- [REQUIRED WORK] Without changing a character, return the entries, but not the images they hold.
┏━━
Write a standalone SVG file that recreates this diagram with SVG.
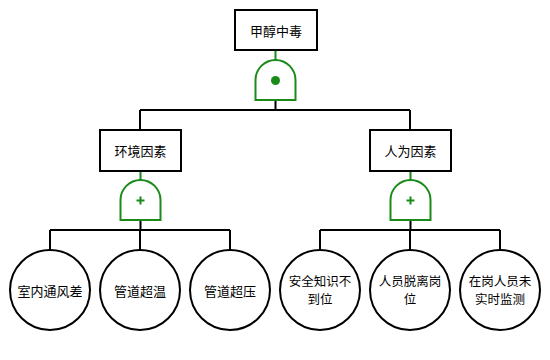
<svg xmlns="http://www.w3.org/2000/svg" width="550" height="360" viewBox="0 0 550 360">
<style>
.box{fill:#fff;stroke:#000;stroke-width:2}
.leaf{fill:#fff;stroke:#000;stroke-width:2}
.gate{fill:#fff;stroke:#1a8a1a;stroke-width:2}
.gl{stroke:#1a8a1a;stroke-width:2;fill:none}
.ln{stroke:#000;stroke-width:2;fill:none}
text{font-family:"Noto Sans CJK SC","Noto Sans",sans-serif;font-size:13px;fill:#000;text-anchor:middle;dominant-baseline:central}
.two{font-size:12.5px}
</style>
<g id="connectors">
<path class="gl" d="M275.5,50V60"/>
<path class="ln" d="M275.5,100V110M140,110H410M140,110V130M410,110V130"/>
<path class="gl" d="M140.5,171V180M410.5,171V180"/>
<path class="ln" d="M140.5,220V230M50,230H230M50,230V250M140,230V250M230,230V250"/>
<path class="ln" d="M410.5,220V230M320,230H500M320,230V250M410,230V250M500,230V250"/>
</g>
<g id="top">
<rect class="box" x="235" y="10" width="82" height="40"/>
<text x="276" y="30">甲醇中毒</text>
</g>
<g id="gate-and">
<path class="gate" d="M255.5,100V80A20,20 0 0 1 295.5,80V100Z"/>
<circle cx="275.5" cy="80.5" r="4.5" fill="#1a8a1a"/>
</g>
<g id="env">
<rect class="box" x="100" y="130" width="81" height="41"/>
<text x="140.5" y="150.5">环境因素</text>
</g>
<g id="human">
<rect class="box" x="370" y="130" width="81" height="41"/>
<text x="410.5" y="150.5">人为因素</text>
</g>
<g id="gate-or-1">
<path class="gate" d="M120.5,220V200A20,20 0 0 1 160.5,200V220Z"/>
<path class="gl" d="M136.5,200.5H144.5M140.5,196.5V204.5"/>
</g>
<g id="gate-or-2">
<path class="gate" d="M390.5,220V200A20,20 0 0 1 430.5,200V220Z"/>
<path class="gl" d="M406.5,200.5H414.5M410.5,196.5V204.5"/>
</g>
<g id="e1"><circle class="leaf" cx="50" cy="290" r="40"/><text x="50" y="290">室内通风差</text></g>
<g id="e2"><circle class="leaf" cx="140" cy="290" r="40"/><text x="140" y="290">管道超温</text></g>
<g id="e3"><circle class="leaf" cx="230" cy="290" r="40"/><text x="230" y="290">管道超压</text></g>
<g id="e4"><circle class="leaf" cx="320" cy="290" r="40"/><text class="two" x="320" y="280">安全知识不<tspan x="320" dy="18.2">到位</tspan></text></g>
<g id="e5"><circle class="leaf" cx="410" cy="290" r="40"/><text class="two" x="410" y="280">人员脱离岗<tspan x="410" dy="18.2">位</tspan></text></g>
<g id="e6"><circle class="leaf" cx="500" cy="290" r="40"/><text class="two" x="500" y="280">在岗人员未<tspan x="500" dy="18.2">实时监测</tspan></text></g>
</svg>
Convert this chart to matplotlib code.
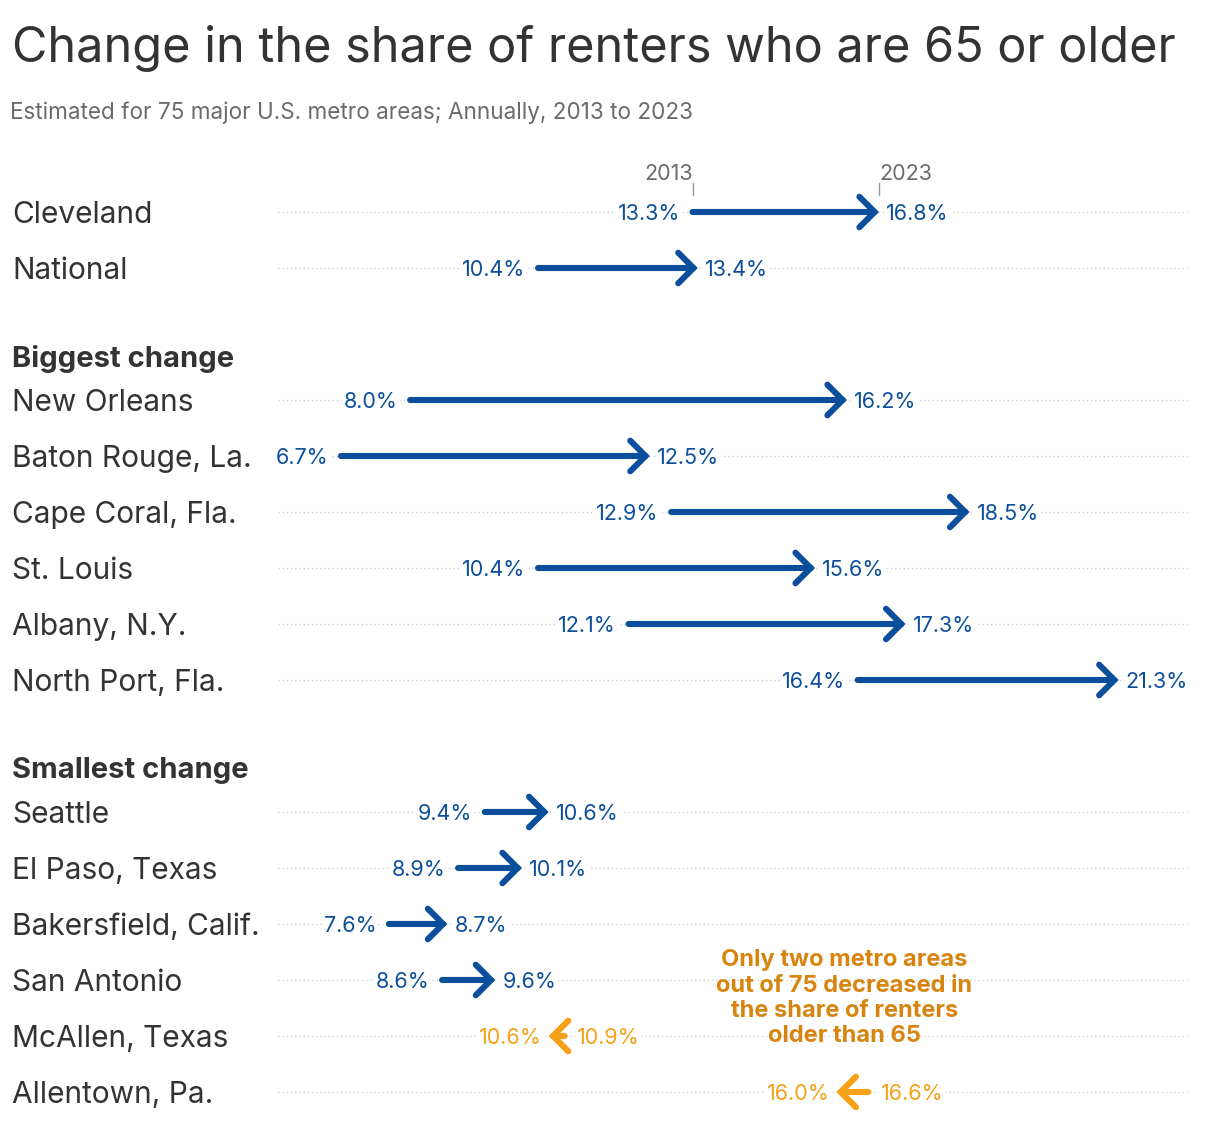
┗━━
- [ANSWER TO THE EXERCISE]
Write a standalone SVG file that recreates this diagram with SVG.
<svg xmlns="http://www.w3.org/2000/svg" width="550" height="360" viewBox="0 0 550 360">
<style>
.box{fill:#fff;stroke:#000;stroke-width:2}
.leaf{fill:#fff;stroke:#000;stroke-width:2}
.gate{fill:#fff;stroke:#1a8a1a;stroke-width:2}
.gl{stroke:#1a8a1a;stroke-width:2;fill:none}
.ln{stroke:#000;stroke-width:2;fill:none}
text{font-family:"Noto Sans CJK SC","Noto Sans",sans-serif;font-size:13px;fill:#000;text-anchor:middle;dominant-baseline:central}
.two{font-size:12.5px}
</style>
<g id="connectors">
<path class="gl" d="M275.5,50V60"/>
<path class="ln" d="M275.5,100V110M140,110H410M140,110V130M410,110V130"/>
<path class="gl" d="M140.5,171V180M410.5,171V180"/>
<path class="ln" d="M140.5,220V230M50,230H230M50,230V250M140,230V250M230,230V250"/>
<path class="ln" d="M410.5,220V230M320,230H500M320,230V250M410,230V250M500,230V250"/>
</g>
<g id="top">
<rect class="box" x="235" y="10" width="82" height="40"/>
<text x="276" y="30">甲醇中毒</text>
</g>
<g id="gate-and">
<path class="gate" d="M255.5,100V80A20,20 0 0 1 295.5,80V100Z"/>
<circle cx="275.5" cy="80.5" r="4.5" fill="#1a8a1a"/>
</g>
<g id="env">
<rect class="box" x="100" y="130" width="81" height="41"/>
<text x="140.5" y="150.5">环境因素</text>
</g>
<g id="human">
<rect class="box" x="370" y="130" width="81" height="41"/>
<text x="410.5" y="150.5">人为因素</text>
</g>
<g id="gate-or-1">
<path class="gate" d="M120.5,220V200A20,20 0 0 1 160.5,200V220Z"/>
<path class="gl" d="M136.5,200.5H144.5M140.5,196.5V204.5"/>
</g>
<g id="gate-or-2">
<path class="gate" d="M390.5,220V200A20,20 0 0 1 430.5,200V220Z"/>
<path class="gl" d="M406.5,200.5H414.5M410.5,196.5V204.5"/>
</g>
<g id="e1"><circle class="leaf" cx="50" cy="290" r="40"/><text x="50" y="290">室内通风差</text></g>
<g id="e2"><circle class="leaf" cx="140" cy="290" r="40"/><text x="140" y="290">管道超温</text></g>
<g id="e3"><circle class="leaf" cx="230" cy="290" r="40"/><text x="230" y="290">管道超压</text></g>
<g id="e4"><circle class="leaf" cx="320" cy="290" r="40"/><text class="two" x="320" y="280">安全知识不<tspan x="320" dy="18.2">到位</tspan></text></g>
<g id="e5"><circle class="leaf" cx="410" cy="290" r="40"/><text class="two" x="410" y="280">人员脱离岗<tspan x="410" dy="18.2">位</tspan></text></g>
<g id="e6"><circle class="leaf" cx="500" cy="290" r="40"/><text class="two" x="500" y="280">在岗人员未<tspan x="500" dy="18.2">实时监测</tspan></text></g>
</svg>
Convert this chart to matplotlib code.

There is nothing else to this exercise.